▸ Records with drawing code
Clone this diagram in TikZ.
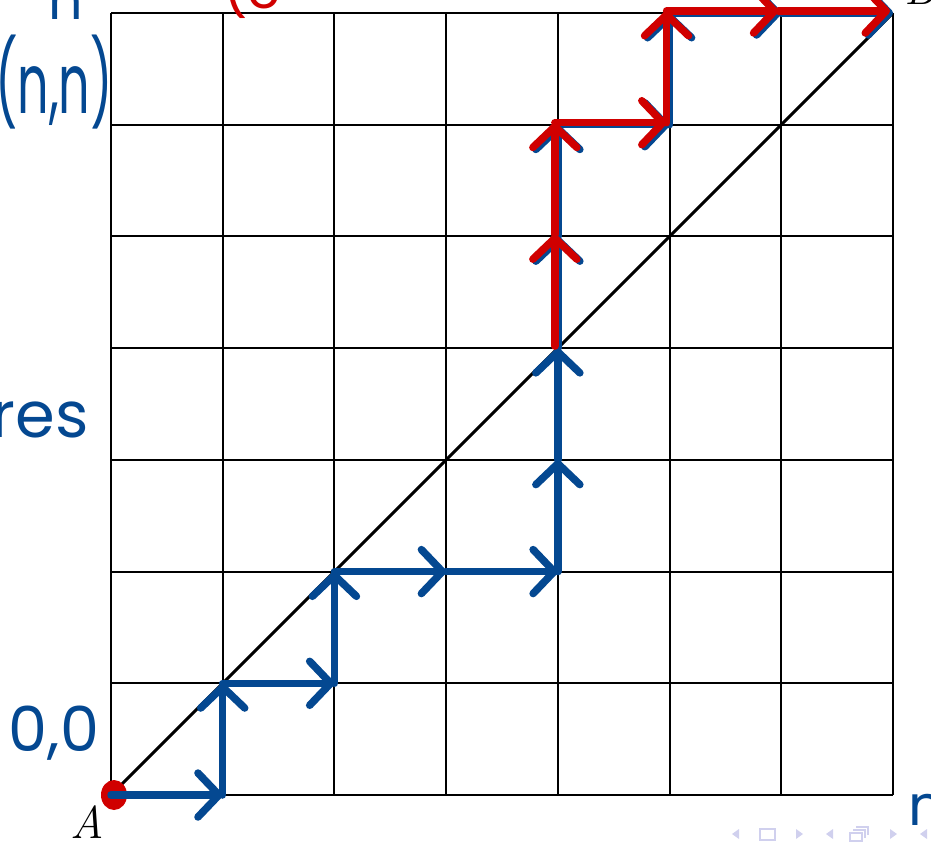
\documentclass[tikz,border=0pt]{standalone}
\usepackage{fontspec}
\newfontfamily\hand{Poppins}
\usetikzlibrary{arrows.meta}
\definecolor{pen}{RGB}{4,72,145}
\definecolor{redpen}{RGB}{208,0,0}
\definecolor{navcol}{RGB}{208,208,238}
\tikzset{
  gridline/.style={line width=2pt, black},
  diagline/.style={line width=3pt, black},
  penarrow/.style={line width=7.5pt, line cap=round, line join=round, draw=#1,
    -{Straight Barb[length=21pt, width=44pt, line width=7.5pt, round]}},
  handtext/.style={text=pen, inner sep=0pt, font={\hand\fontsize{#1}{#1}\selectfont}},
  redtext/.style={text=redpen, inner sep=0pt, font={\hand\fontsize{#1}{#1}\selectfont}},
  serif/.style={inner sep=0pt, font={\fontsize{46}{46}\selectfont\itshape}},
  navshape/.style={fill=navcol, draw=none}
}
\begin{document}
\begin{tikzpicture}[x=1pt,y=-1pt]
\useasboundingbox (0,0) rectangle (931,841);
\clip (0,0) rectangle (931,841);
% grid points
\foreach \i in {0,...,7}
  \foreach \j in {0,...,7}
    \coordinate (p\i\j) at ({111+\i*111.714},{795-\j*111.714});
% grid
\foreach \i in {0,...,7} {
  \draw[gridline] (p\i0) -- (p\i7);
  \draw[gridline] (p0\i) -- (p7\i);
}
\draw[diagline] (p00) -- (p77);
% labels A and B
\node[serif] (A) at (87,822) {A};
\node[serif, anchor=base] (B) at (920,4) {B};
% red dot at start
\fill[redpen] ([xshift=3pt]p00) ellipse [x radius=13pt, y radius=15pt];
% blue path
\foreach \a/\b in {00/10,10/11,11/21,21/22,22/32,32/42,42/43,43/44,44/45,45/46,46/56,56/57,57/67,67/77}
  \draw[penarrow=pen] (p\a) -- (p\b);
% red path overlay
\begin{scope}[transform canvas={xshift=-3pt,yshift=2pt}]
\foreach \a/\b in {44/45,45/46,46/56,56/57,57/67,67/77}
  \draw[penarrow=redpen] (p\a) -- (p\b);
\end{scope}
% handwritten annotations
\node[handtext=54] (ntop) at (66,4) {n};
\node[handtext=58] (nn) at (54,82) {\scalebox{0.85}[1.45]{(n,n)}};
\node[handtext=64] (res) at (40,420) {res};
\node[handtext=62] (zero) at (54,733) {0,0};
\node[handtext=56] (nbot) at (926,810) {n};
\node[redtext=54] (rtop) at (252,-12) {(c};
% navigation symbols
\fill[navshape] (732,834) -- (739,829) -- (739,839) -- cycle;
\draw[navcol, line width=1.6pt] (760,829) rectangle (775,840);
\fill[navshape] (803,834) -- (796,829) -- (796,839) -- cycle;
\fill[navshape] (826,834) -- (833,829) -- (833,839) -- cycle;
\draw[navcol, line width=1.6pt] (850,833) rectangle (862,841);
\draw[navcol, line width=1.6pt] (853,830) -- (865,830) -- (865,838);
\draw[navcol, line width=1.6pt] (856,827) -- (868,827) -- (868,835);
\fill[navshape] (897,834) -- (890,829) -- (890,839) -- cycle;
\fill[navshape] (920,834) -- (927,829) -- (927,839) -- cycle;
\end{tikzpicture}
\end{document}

---

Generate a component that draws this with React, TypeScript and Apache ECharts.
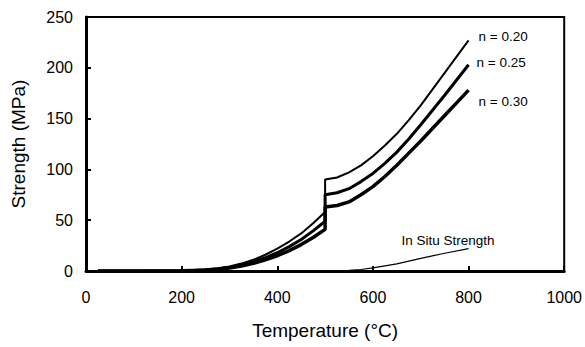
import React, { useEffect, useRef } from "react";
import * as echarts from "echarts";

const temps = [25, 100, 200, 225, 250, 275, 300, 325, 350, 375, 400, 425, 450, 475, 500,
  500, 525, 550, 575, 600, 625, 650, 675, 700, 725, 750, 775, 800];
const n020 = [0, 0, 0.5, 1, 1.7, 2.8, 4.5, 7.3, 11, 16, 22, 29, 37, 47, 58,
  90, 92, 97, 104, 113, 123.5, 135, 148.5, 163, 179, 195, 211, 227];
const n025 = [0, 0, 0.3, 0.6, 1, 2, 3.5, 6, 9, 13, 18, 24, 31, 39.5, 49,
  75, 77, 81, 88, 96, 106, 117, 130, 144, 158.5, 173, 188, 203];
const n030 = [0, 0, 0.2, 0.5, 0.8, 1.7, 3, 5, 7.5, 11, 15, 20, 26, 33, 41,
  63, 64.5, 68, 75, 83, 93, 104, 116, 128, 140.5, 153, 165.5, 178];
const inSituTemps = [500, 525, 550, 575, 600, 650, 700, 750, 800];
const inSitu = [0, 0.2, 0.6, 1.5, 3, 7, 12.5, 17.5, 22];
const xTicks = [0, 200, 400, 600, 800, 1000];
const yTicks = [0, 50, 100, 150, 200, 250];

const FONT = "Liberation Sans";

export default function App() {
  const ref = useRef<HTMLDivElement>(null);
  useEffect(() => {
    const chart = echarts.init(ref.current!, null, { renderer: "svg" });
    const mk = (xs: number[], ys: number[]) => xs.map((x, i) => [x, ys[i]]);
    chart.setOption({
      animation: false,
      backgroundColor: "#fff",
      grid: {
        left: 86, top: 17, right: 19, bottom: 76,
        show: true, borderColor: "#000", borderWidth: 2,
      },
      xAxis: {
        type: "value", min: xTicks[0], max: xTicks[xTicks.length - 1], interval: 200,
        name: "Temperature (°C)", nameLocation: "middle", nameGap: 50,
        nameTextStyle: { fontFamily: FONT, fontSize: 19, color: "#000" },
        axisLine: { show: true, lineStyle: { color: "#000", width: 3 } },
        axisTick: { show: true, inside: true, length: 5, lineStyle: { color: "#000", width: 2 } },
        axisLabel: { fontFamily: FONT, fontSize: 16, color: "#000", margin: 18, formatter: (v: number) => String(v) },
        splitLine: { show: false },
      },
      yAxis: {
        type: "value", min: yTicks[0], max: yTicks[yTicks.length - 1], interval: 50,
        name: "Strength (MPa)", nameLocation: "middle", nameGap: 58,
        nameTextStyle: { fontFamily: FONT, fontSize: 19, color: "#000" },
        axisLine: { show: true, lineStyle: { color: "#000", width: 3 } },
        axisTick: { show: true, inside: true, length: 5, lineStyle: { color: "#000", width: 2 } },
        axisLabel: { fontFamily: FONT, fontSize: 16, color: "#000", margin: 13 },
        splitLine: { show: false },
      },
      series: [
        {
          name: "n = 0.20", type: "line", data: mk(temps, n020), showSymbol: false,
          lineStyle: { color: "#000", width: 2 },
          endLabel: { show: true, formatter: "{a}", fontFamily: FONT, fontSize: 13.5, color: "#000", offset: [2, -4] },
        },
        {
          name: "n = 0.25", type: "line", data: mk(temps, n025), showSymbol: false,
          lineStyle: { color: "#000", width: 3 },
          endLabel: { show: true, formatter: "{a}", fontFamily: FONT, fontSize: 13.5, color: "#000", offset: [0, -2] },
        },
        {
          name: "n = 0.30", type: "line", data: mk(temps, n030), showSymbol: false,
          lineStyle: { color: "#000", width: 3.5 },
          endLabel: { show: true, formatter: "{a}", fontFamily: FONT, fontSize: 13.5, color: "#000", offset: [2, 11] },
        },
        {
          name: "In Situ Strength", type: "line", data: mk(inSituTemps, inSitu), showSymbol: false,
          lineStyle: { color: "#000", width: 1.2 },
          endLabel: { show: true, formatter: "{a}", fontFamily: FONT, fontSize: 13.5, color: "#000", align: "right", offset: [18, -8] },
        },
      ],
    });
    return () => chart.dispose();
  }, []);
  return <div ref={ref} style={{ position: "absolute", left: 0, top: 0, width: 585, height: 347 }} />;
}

...

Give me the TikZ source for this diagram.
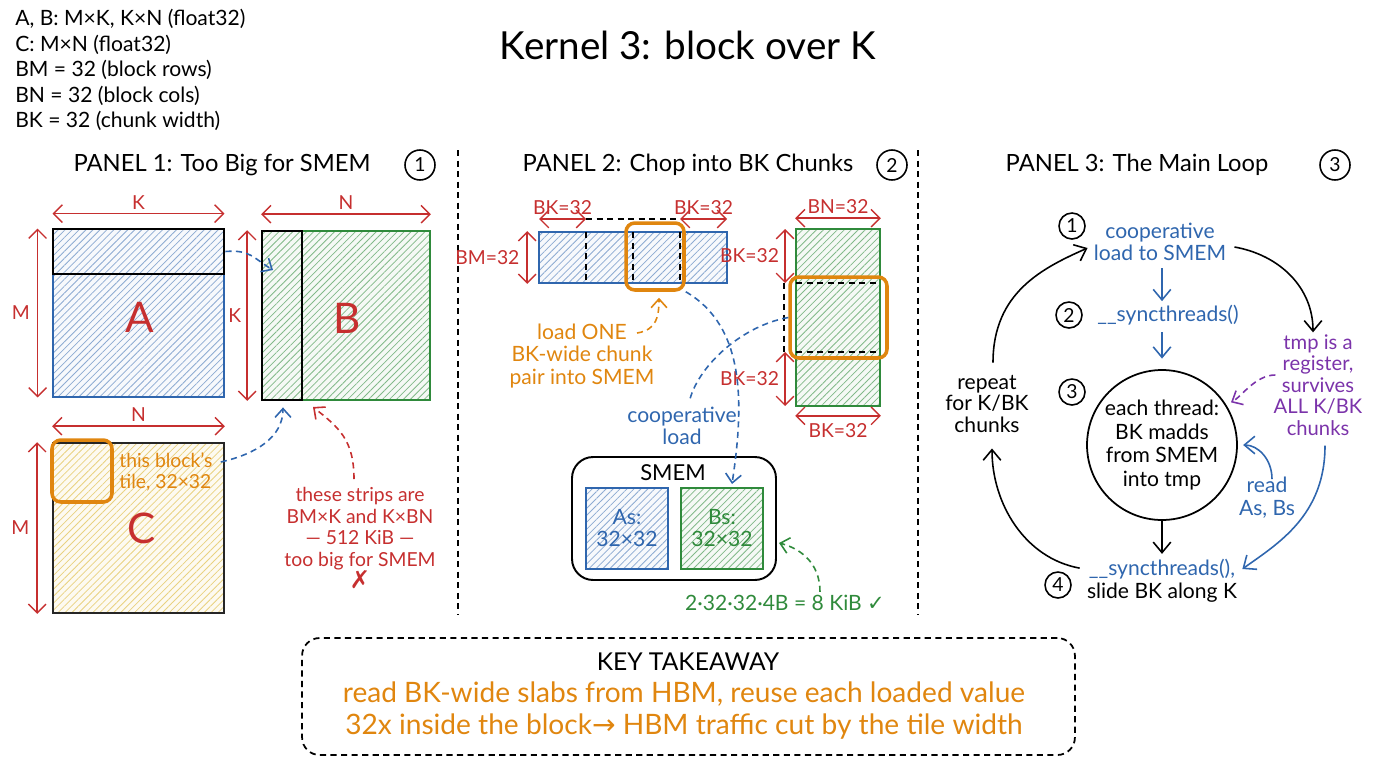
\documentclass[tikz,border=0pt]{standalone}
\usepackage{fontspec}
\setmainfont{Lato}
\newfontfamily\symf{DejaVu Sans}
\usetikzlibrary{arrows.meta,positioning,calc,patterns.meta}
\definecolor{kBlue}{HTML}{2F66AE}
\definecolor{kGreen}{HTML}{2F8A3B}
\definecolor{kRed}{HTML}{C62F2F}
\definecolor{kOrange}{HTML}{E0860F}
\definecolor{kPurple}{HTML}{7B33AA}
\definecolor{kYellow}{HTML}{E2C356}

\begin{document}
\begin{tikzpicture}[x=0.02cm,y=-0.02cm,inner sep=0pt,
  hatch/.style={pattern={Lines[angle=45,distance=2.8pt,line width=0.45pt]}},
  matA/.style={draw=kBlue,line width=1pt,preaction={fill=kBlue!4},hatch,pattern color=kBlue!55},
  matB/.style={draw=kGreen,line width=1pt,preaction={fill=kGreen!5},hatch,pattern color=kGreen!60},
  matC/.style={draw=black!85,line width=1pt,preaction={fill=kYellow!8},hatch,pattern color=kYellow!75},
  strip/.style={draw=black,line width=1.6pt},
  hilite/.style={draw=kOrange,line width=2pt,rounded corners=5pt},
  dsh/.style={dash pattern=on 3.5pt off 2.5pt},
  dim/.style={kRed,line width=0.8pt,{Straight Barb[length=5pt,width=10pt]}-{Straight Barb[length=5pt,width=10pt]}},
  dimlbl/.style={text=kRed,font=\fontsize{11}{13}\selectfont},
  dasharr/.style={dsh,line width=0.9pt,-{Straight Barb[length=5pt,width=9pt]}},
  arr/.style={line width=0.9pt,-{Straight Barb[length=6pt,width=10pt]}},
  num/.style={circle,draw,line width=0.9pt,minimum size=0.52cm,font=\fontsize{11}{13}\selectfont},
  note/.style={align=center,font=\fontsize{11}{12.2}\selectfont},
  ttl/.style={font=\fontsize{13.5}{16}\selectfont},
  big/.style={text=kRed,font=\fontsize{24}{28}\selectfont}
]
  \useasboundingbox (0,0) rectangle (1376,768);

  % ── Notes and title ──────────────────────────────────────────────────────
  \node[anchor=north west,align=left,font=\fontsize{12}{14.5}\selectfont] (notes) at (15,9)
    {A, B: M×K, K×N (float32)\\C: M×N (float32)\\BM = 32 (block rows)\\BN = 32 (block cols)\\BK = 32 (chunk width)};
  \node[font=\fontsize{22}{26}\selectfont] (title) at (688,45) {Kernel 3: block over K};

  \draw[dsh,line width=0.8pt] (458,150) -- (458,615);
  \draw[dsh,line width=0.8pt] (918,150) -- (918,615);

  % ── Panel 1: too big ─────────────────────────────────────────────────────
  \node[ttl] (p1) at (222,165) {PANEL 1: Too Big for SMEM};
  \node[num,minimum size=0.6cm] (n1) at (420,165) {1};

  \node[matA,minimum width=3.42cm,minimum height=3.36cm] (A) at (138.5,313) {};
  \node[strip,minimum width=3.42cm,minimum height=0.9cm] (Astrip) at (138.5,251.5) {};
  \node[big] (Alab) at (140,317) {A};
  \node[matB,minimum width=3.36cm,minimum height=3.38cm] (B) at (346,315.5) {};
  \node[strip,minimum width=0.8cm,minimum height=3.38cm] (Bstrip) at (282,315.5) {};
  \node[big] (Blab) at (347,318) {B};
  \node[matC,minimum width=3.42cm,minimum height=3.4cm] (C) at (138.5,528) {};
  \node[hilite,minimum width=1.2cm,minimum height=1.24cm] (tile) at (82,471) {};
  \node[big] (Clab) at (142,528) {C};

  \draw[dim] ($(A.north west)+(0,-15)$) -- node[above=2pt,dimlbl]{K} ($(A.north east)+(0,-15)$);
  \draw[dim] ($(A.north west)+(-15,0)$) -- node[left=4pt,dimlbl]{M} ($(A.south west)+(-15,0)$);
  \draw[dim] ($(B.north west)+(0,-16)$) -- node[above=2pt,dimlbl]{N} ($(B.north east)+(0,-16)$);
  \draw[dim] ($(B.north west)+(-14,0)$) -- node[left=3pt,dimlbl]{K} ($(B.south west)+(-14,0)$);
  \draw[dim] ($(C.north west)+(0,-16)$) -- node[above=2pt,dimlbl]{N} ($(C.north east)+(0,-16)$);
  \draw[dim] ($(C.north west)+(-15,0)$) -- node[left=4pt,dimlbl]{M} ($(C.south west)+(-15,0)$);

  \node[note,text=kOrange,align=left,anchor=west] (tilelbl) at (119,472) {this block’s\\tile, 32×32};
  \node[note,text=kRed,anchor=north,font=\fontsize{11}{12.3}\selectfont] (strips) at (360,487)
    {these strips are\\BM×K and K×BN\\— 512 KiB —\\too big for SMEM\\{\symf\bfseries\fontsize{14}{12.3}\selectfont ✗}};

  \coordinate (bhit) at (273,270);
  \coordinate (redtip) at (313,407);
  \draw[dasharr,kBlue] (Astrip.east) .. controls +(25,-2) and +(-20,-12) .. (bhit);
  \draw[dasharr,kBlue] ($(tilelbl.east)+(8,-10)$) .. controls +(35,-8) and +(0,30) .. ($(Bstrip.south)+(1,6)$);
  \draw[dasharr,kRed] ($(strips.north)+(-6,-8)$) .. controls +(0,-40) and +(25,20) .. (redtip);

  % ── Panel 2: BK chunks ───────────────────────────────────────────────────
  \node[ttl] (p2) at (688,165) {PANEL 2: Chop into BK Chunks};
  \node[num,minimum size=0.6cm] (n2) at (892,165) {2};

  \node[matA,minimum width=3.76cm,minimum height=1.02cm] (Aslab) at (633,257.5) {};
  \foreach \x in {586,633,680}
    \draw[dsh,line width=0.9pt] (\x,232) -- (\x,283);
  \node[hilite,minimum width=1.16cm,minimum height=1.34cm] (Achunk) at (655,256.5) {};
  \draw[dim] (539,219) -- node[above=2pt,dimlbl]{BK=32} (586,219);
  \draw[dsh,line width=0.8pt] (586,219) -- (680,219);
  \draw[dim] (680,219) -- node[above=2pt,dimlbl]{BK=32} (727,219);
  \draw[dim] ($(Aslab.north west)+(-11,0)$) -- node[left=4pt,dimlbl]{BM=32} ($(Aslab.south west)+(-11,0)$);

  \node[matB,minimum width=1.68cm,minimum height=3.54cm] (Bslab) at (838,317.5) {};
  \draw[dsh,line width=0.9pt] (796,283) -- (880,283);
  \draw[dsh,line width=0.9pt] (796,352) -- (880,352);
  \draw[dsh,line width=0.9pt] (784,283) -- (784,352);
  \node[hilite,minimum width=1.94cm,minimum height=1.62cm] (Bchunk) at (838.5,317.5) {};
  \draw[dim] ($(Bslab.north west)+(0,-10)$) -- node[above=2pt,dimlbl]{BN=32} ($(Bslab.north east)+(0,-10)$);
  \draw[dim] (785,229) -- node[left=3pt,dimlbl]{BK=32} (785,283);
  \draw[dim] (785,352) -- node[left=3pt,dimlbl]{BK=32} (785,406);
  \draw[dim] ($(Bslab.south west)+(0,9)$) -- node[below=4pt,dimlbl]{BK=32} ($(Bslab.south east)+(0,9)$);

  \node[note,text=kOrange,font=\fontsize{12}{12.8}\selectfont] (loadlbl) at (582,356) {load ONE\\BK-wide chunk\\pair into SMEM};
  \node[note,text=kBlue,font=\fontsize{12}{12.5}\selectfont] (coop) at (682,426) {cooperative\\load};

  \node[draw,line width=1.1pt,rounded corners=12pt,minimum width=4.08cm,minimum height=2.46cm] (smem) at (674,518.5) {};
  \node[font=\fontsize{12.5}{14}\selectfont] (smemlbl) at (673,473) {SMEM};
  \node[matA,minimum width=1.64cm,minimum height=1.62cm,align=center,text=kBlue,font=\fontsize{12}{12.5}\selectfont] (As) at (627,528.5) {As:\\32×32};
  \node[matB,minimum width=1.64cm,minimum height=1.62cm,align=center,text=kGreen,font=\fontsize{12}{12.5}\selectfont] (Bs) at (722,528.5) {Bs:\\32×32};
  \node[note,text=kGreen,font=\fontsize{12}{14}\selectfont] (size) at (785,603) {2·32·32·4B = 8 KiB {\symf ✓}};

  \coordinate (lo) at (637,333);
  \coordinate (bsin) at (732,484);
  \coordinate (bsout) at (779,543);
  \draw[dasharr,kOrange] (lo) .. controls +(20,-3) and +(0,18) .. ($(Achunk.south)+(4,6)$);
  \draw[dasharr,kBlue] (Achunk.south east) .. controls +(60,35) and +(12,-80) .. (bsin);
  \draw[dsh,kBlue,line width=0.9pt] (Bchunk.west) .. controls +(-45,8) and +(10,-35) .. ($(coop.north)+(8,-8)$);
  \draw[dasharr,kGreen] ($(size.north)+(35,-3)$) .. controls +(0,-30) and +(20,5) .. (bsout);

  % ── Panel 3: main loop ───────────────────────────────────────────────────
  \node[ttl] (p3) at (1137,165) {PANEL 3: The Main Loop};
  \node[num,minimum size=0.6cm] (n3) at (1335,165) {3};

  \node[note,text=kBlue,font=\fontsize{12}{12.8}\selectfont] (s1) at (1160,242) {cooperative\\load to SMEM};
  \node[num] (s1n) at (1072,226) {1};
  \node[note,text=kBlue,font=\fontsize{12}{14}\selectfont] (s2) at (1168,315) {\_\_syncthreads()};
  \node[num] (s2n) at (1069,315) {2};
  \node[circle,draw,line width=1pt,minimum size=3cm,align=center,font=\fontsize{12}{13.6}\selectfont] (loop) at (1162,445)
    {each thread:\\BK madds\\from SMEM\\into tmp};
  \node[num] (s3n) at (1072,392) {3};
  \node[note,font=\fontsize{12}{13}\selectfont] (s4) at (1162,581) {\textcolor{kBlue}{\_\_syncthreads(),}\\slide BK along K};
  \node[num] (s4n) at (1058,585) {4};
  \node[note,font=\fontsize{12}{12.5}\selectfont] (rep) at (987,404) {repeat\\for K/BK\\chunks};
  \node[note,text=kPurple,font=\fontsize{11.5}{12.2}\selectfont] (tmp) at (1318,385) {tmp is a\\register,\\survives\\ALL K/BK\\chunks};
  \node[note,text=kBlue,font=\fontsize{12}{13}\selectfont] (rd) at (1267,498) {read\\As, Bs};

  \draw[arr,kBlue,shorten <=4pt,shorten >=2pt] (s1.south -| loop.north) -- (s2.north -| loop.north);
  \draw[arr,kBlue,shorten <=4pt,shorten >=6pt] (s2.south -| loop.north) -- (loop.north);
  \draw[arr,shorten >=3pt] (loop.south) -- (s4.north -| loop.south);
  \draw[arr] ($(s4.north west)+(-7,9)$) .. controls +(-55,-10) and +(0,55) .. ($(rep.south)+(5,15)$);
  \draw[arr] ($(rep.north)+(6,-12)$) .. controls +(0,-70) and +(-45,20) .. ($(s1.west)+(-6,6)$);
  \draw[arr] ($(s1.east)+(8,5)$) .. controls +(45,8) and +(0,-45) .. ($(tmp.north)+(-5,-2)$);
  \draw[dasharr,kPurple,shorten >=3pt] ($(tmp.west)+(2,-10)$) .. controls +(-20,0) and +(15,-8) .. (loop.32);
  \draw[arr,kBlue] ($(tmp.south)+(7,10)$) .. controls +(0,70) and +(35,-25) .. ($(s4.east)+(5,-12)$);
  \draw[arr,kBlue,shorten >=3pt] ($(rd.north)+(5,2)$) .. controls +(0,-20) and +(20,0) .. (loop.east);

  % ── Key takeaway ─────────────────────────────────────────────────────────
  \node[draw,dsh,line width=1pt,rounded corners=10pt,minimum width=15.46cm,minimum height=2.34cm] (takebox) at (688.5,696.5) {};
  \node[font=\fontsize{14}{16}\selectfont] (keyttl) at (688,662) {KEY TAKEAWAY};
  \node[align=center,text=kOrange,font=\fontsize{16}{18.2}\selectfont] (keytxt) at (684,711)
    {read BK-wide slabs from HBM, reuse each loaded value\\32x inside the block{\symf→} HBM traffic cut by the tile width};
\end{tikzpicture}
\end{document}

▸ PROBLEM REQUIREMENTS
Search the records for the word "this". Copy every line that has it.

▸ RESPONSE TO THE EXERCISE
Clone this diagram in TikZ.
Generate a component that draws this with React, TypeScript and Apache ECharts.
Give me the TikZ source for this diagram.
  \node[note,text=kOrange,align=left,anchor=west] (tilelbl) at (119,472) {this block’s\\tile, 32×32};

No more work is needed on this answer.